*SHORT TASK*: Each line containing the word "page" must be collected.
________________________________________
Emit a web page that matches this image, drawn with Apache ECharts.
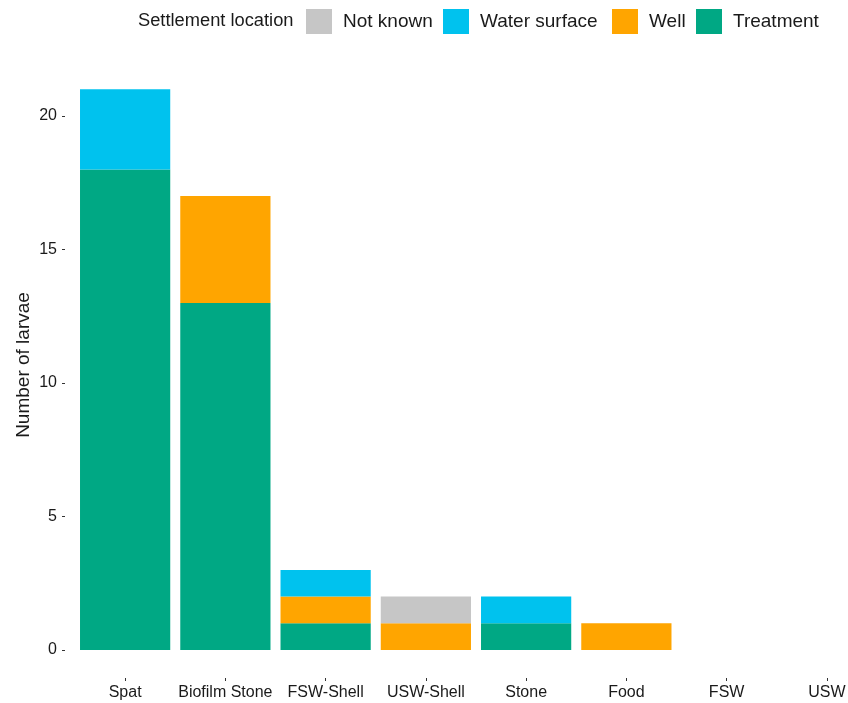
<!DOCTYPE html>
<html>
<head>
<meta charset="utf-8">
<script src="https://cdn.jsdelivr.net/npm/echarts@6/dist/echarts.min.js"></script>
<style>
html,body{margin:0;padding:0;background:#fff;overflow:hidden;width:848px;height:703px;}
#chart{width:900px;height:703px;}
</style>
</head>
<body>
<div id="chart"></div>
<script>
const categories = ["Spat", "Biofilm Stone", "FSW-Shell", "USW-Shell", "Stone", "Food", "FSW", "USW"];
const treatment = [18, 13, 1, 0, 1, 0, 0, 0];
const well = [0, 4, 1, 1, 0, 1, 0, 0];
const waterSurface = [3, 0, 1, 0, 1, 0, 0, 0];
const notKnown = [0, 0, 0, 1, 0, 0, 0, 0];
const yTicks = [0, 5, 10, 15, 20];

const colors = {
  "Not known": "#C6C6C6",
  "Water surface": "#00C2EE",
  "Well": "#FFA500",
  "Treatment": "#00A884"
};
const FONT = "Liberation Sans, Arial, sans-serif";

const chart = echarts.init(document.getElementById('chart'));

function mkSeries(name, data) {
  return {
    name: name, type: 'bar', stack: 'total', data: data,
    barCategoryGap: '10%',
    itemStyle: { color: colors[name] },
    emphasis: { disabled: true }
  };
}

const legendNames = ["Not known", "Water surface", "Well", "Treatment"];
const legendLefts = [306, 443, 612, 696];

const option = {
  animation: false,
  backgroundColor: '#fff',
  textStyle: { fontFamily: FONT },
  grid: { left: 75, top: 61.3, width: 802, height: 616.7, containLabel: false },
  legend: legendNames.map((n, i) => ({
    data: [n],
    left: legendLefts[i],
    top: 9,
    padding: 0,
    itemWidth: 26,
    itemHeight: 25,
    itemGap: 0,
    icon: 'rect',
    selectedMode: false,
    textStyle: { fontSize: 19, color: '#1a1a1a', fontFamily: FONT, padding: [0, 0, 0, 6] }
  })),
  graphic: [
    {
      type: 'text', left: 138, top: 12,
      style: { text: 'Settlement location', font: '18.3px ' + FONT, fill: '#1a1a1a' }
    },
    {
      type: 'text', x: 24, y: 365, rotation: Math.PI / 2,
      style: { text: 'Number of larvae', font: '19px ' + FONT, fill: '#1a1a1a', align: 'center', verticalAlign: 'middle' }
    }
  ],
  xAxis: {
    type: 'category',
    data: categories,
    axisLine: { show: false, onZero: false },
    axisTick: { show: true, alignWithLabel: true, length: 3, lineStyle: { color: '#333', width: 1 } },
    axisLabel: { fontSize: 16, color: '#1a1a1a', margin: 7, fontFamily: FONT, interval: 0 }
  },
  yAxis: {
    type: 'value',
    min: -1.05, max: 22.05,
    offset: 10,
    splitLine: { show: false },
    axisLine: { show: false },
    axisTick: { show: true, length: 3, customValues: yTicks, lineStyle: { color: '#333', width: 1 } },
    axisLabel: {
      fontSize: 16, color: '#1a1a1a', margin: 8, fontFamily: FONT,
      customValues: yTicks,
      formatter: v => String(v)
    }
  },
  series: [
    mkSeries("Treatment", treatment),
    mkSeries("Well", well),
    mkSeries("Water surface", waterSurface),
    mkSeries("Not known", notKnown)
  ]
};
chart.setOption(option);
</script>
</body>
</html>
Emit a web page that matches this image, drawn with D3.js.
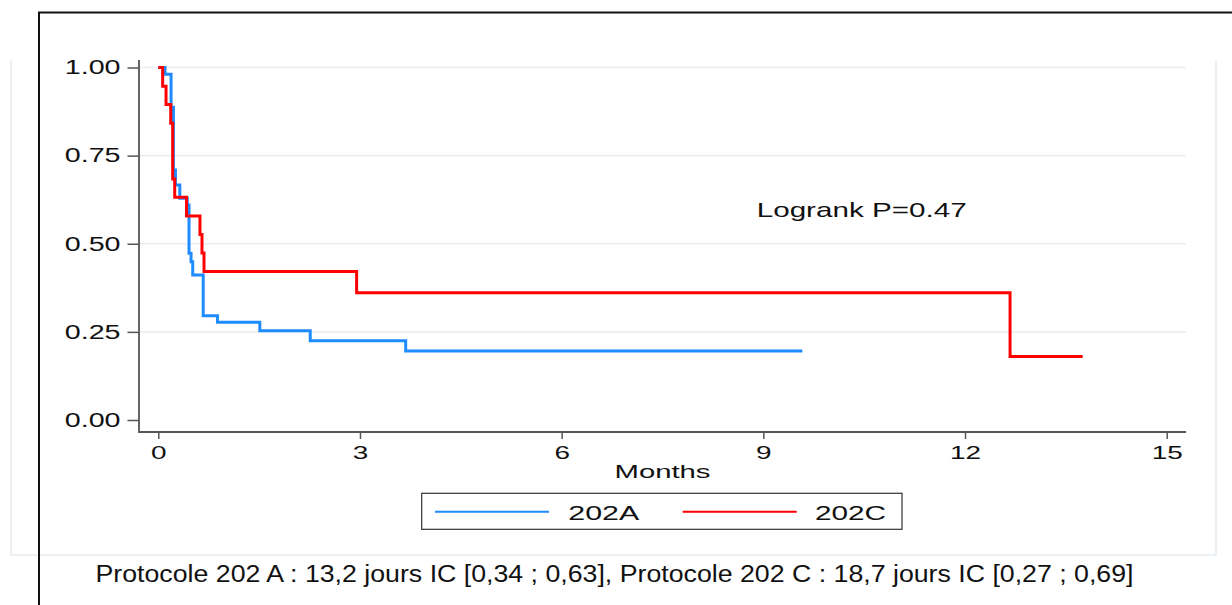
________________________________________
*ANSWER FOR THE TASK*:
Emit a web page that matches this image, drawn with Apache ECharts.
Emit a web page that matches this image, drawn with D3.js.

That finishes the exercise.